From this play, one can take many messages that are relevant to the woes of the modern day. The focus on the choice, abortion, and bombings are topics clearly related to current affairs. At times, these messages can feel a little heavy-handed, such as in evocations of climate change in the ‘melting ice’, but they are nonetheless powerful.

Power is a predominant question throughout, although there never seems to be an answer to who has it. As the actors dance, they have no character and almost seem out of control of their own bodies. The play starts with the man handing the pregnancy test to his partner, but this male-dominated act isn’t necessarily maintained throughout. The presence of God, mentioned in the first words of the play, challenges any potential power for the characters. And then there is the classic power struggle in the narrative between Frankenstein and his monster: “You are my creator, but I am your master.”

The set itself is powerful. As one enters the auditorium, you are introduced to a grey set with two sole points of colour – the red radio and the blue, half-on screen. Technology scatters the room in screens, a disposed toaster, lamps, low-hanging lights; for audiences familiar with imitating the dog’s work, this is perhaps unsurprising, although their iconic live cameras are not used in this production. This set establishes the main constant in the play, electricity, which is then entwined with nature throughout, be it in images of contorted body forms or snow that looks more like static.

Photo: Frankenstein @ Imitating the Dog

Despite the centrality of the bed, a constant reminder of the act of giving life, the radio is what is most central throughout the production. Acting as a red beating heart that rules the show, it is an almost constant source of noise. Throughout it is used in a range of ways: echoing the narrative, projecting howling winds, projecting news and shipping reports.
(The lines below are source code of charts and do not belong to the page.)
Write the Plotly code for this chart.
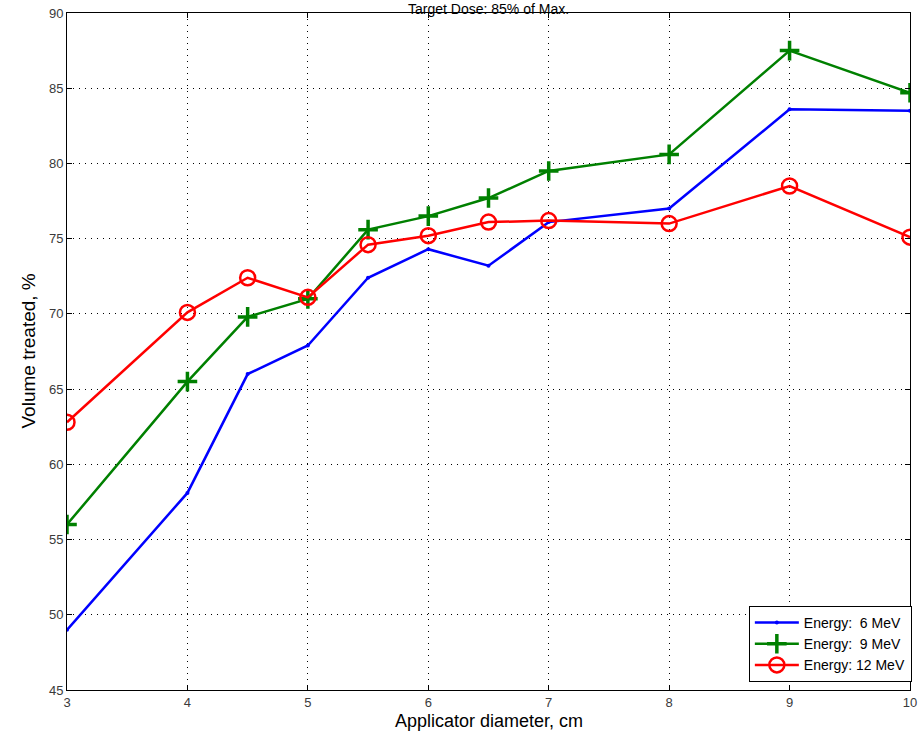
import plotly.graph_objects as go

diam = [3, 4, 4.5, 5, 5.5, 6, 6.5, 7, 8, 9, 10]
vol_6mev = [49.0, 58.1, 66.0, 67.9, 72.4, 74.3, 73.2, 76.1, 77.0, 83.6, 83.5]
vol_9mev = [56.0, 65.5, 69.8, 71.0, 75.6, 76.5, 77.7, 79.5, 80.6, 87.5, 84.7]
vol_12mev = [62.8, 70.1, 72.4, 71.1, 74.6, 75.2, 76.1, 76.2, 76.0, 78.5, 75.1]
x_ticks = [3, 4, 5, 6, 7, 8, 9, 10]
y_ticks = [45, 50, 55, 60, 65, 70, 75, 80, 85, 90]

FONT = "Liberation Sans, Arial, sans-serif"

fig = go.Figure()
fig.add_trace(go.Scatter(
    x=diam, y=vol_6mev, mode="lines+markers",
    name="Energy:\u00a0 6 MeV",
    line=dict(color="#0000FF", width=2.5),
    marker=dict(symbol="circle", size=4, color="#0000FF"),
))
fig.add_trace(go.Scatter(
    x=diam, y=vol_9mev, mode="lines+markers",
    name="Energy:\u00a0 9 MeV",
    line=dict(color="#008000", width=2.5),
    marker=dict(symbol="cross-thin-open", size=14, color="#008000",
                line=dict(color="#008000", width=3.5)),
))
fig.add_trace(go.Scatter(
    x=diam, y=vol_12mev, mode="lines+markers",
    name="Energy: 12 MeV",
    line=dict(color="#FF0000", width=2.5),
    marker=dict(symbol="circle-open", size=15, color="#FF0000",
                line=dict(color="#FF0000", width=2.5)),
))

axis_common = dict(
    showline=True, linecolor="black", linewidth=1, mirror="allticks",
    ticks="inside", ticklen=5, tickcolor="black",
    showgrid=True, gridcolor="black", gridwidth=1, griddash="1px,5px",
    zeroline=False, automargin=False,
    tickfont=dict(family=FONT, size=13, color="#3a3a3a"),
)

fig.update_xaxes(range=[3, 10], tickvals=x_ticks, ticktext=[str(v) for v in x_ticks],
                 ticklabelstandoff=0, **axis_common)
fig.update_yaxes(range=[45, 90], tickvals=y_ticks, ticktext=[str(v) for v in y_ticks],
                 **axis_common)

# axis titles and chart title
fig.add_annotation(text="Applicator diameter, cm", xref="paper", yref="paper",
                   x=0.5, y=0, xanchor="center", yanchor="top", yshift=-19,
                   showarrow=False, font=dict(family=FONT, size=18, color="black"))
fig.add_annotation(text="Volume treated, %", xref="paper", yref="paper",
                   x=0, y=0.5, xanchor="center", yanchor="middle", xshift=-39,
                   textangle=-90, showarrow=False,
                   font=dict(family=FONT, size=19, color="black"))
fig.add_annotation(text="Target Dose: 85% of Max.", xref="paper", yref="paper",
                   x=0.5, y=1, xanchor="center", yanchor="top", yshift=14,
                   showarrow=False, font=dict(family=FONT, size=14, color="black"))

fig.update_layout(
    width=920, height=734,
    margin=dict(l=67, r=9, t=13, b=44),
    plot_bgcolor="white", paper_bgcolor="white",
    showlegend=True,
    legend=dict(
        x=1.001, y=0.012, xanchor="right", yanchor="bottom",
        bgcolor="white", bordercolor="black", borderwidth=1,
        font=dict(family=FONT, size=14, color="black"),
        tracegroupgap=0, itemwidth=44,
    ),
)

fig.write_html("out.html", config={"displayModeBar": False},
               post_script="document.body.style.margin='0';document.body.style.overflow='hidden';")
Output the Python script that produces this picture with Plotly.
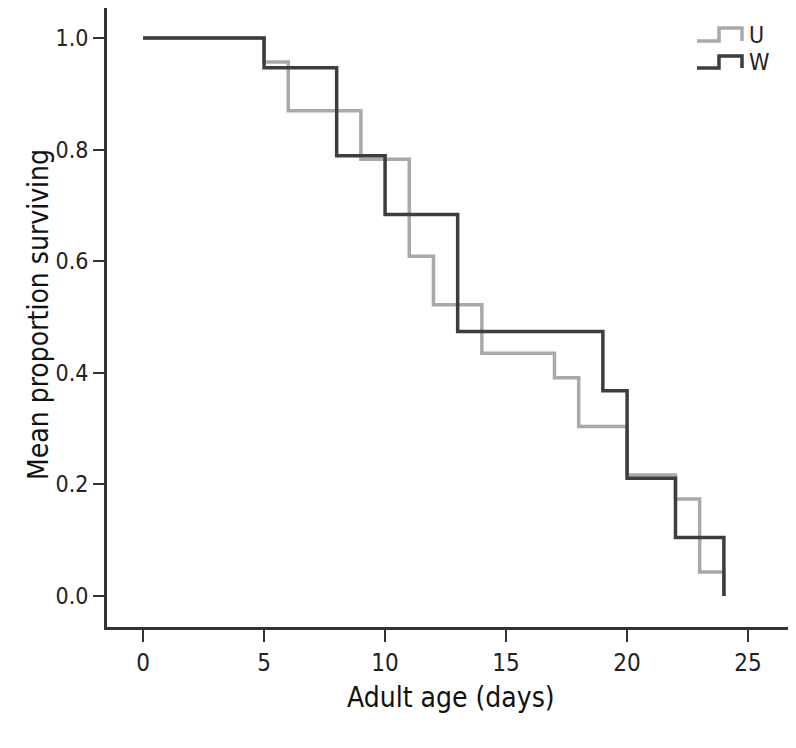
import plotly.graph_objects as go

# Data (Kaplan-Meier style step curves)
u_days = [0, 5, 6, 9, 11, 12, 14, 17, 18, 20, 22, 23, 24]
u_surv = [1.0, 0.957, 0.870, 0.783, 0.609, 0.522, 0.435, 0.391, 0.304, 0.217, 0.174, 0.043, 0.0]
w_days = [0, 5, 8, 10, 13, 19, 20, 22, 24]
w_surv = [1.0, 0.947, 0.789, 0.684, 0.474, 0.368, 0.211, 0.105, 0.0]

x_ticks = [0, 5, 10, 15, 20, 25]
y_ticks = [0.0, 0.2, 0.4, 0.6, 0.8, 1.0]
y_tick_labels = ["0.0", "0.2", "0.4", "0.6", "0.8", "1.0"]

U_COLOR = "#a9a9a9"
W_COLOR = "#3d3d3d"
FONT = "DejaVu Sans Condensed, Liberation Sans, Arial, sans-serif"

fig = go.Figure()
fig.add_trace(go.Scatter(x=u_days, y=u_surv, mode="lines", line_shape="hv",
                         line=dict(color=U_COLOR, width=3.5), name="U", showlegend=False))
fig.add_trace(go.Scatter(x=w_days, y=w_surv, mode="lines", line_shape="hv",
                         line=dict(color=W_COLOR, width=3.5), name="W", showlegend=False))

# page has an 8px body margin; figure is sized so the plot area lands where the reference has it
OFF = 8
W_FIG, H_FIG = 788, 740
L, R, T, B = 99, 0, 0, 121
pw, ph = W_FIG - L - R, H_FIG - T - B


def px(x_page):
    return (x_page - OFF - L) / pw


def py(y_page):
    return 1 - (y_page - OFF - T) / ph


def step_icon(x0, x1, x2, ylow, yhigh):
    return f"M {x0} {ylow} L {x1} {ylow} L {x1} {yhigh} L {x2} {yhigh} L {x2} {ylow}"


shapes = [
    dict(type="path", xref="paper", yref="paper",
         path=step_icon(px(697), px(719), px(742), py(41), py(28)),
         line=dict(color=U_COLOR, width=3.5)),
    dict(type="path", xref="paper", yref="paper",
         path=step_icon(px(697), px(719), px(742), py(68), py(56)),
         line=dict(color=W_COLOR, width=3.5)),
]
annotations = [
    dict(text="U", xref="paper", yref="paper", x=px(747), y=py(35), xanchor="left", yanchor="middle",
         showarrow=False, font=dict(family=FONT, size=23, color="#222")),
    dict(text="W", xref="paper", yref="paper", x=px(747), y=py(62), xanchor="left", yanchor="middle",
         showarrow=False, font=dict(family=FONT, size=23, color="#222")),
    dict(text="Adult age (days)", xref="paper", yref="paper", x=px(451), y=py(697),
         xanchor="center", yanchor="middle", showarrow=False,
         font=dict(family=FONT, size=28, color="#111")),
    dict(text="Mean proportion surviving", xref="paper", yref="paper", x=px(38), y=py(315),
         xanchor="center", yanchor="middle", showarrow=False, textangle=-90,
         font=dict(family=FONT, size=28, color="#111")),
]

fig.update_layout(
    width=W_FIG, height=H_FIG,
    margin=dict(l=L, r=R, t=T, b=B),
    paper_bgcolor="white", plot_bgcolor="white",
    shapes=shapes, annotations=annotations,
    showlegend=False,
    xaxis=dict(range=[-1.49, 26.98], tickvals=x_ticks, ticks="outside", ticklen=12,
               tickwidth=1.5, tickcolor="#333", showline=True, linewidth=3, linecolor="#333",
               showgrid=False, zeroline=False,
               tickfont=dict(family=FONT, size=24, color="#222")),
    yaxis=dict(range=[-0.0556, 1.054], tickvals=y_ticks, ticktext=y_tick_labels,
               ticks="outside", ticklen=11, tickwidth=1.5, tickcolor="#333",
               showline=True, linewidth=3, linecolor="#333",
               showgrid=False, zeroline=False,
               tickfont=dict(family=FONT, size=23, color="#222")),
)

fig.write_html("out.html")
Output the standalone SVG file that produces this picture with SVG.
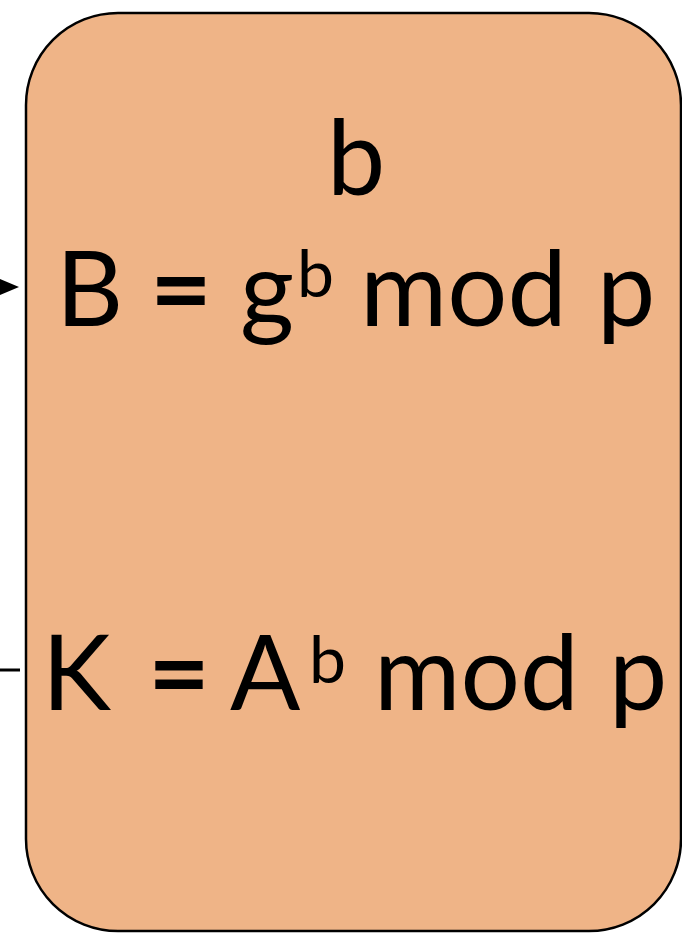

To accompany the transition scenes which are often done through romantic, almost erotic, dancing, Mahler’s ‘Songs on the Death of Children’ is repeatedly played. The choice of music may seem obvious in hindsight, for its mentions of creation, weather, and bleakness that mirror the play, yet the creative details add to the all-encompassing feeling of the play.

The choice to end the production with the couple leaving the flat that has come to almost haunt the entire performance, and turn off the radio as it describes the thundery weather, suggests a final realisation that power and choice is limited, but within each of us. The electricity that has run through the play finally stops, allowing us to sit and reflect on the intense drama that has been created.

The production runs at the Lowry from March 12-14. It comes back to the UK after a run in Switzerland later this month.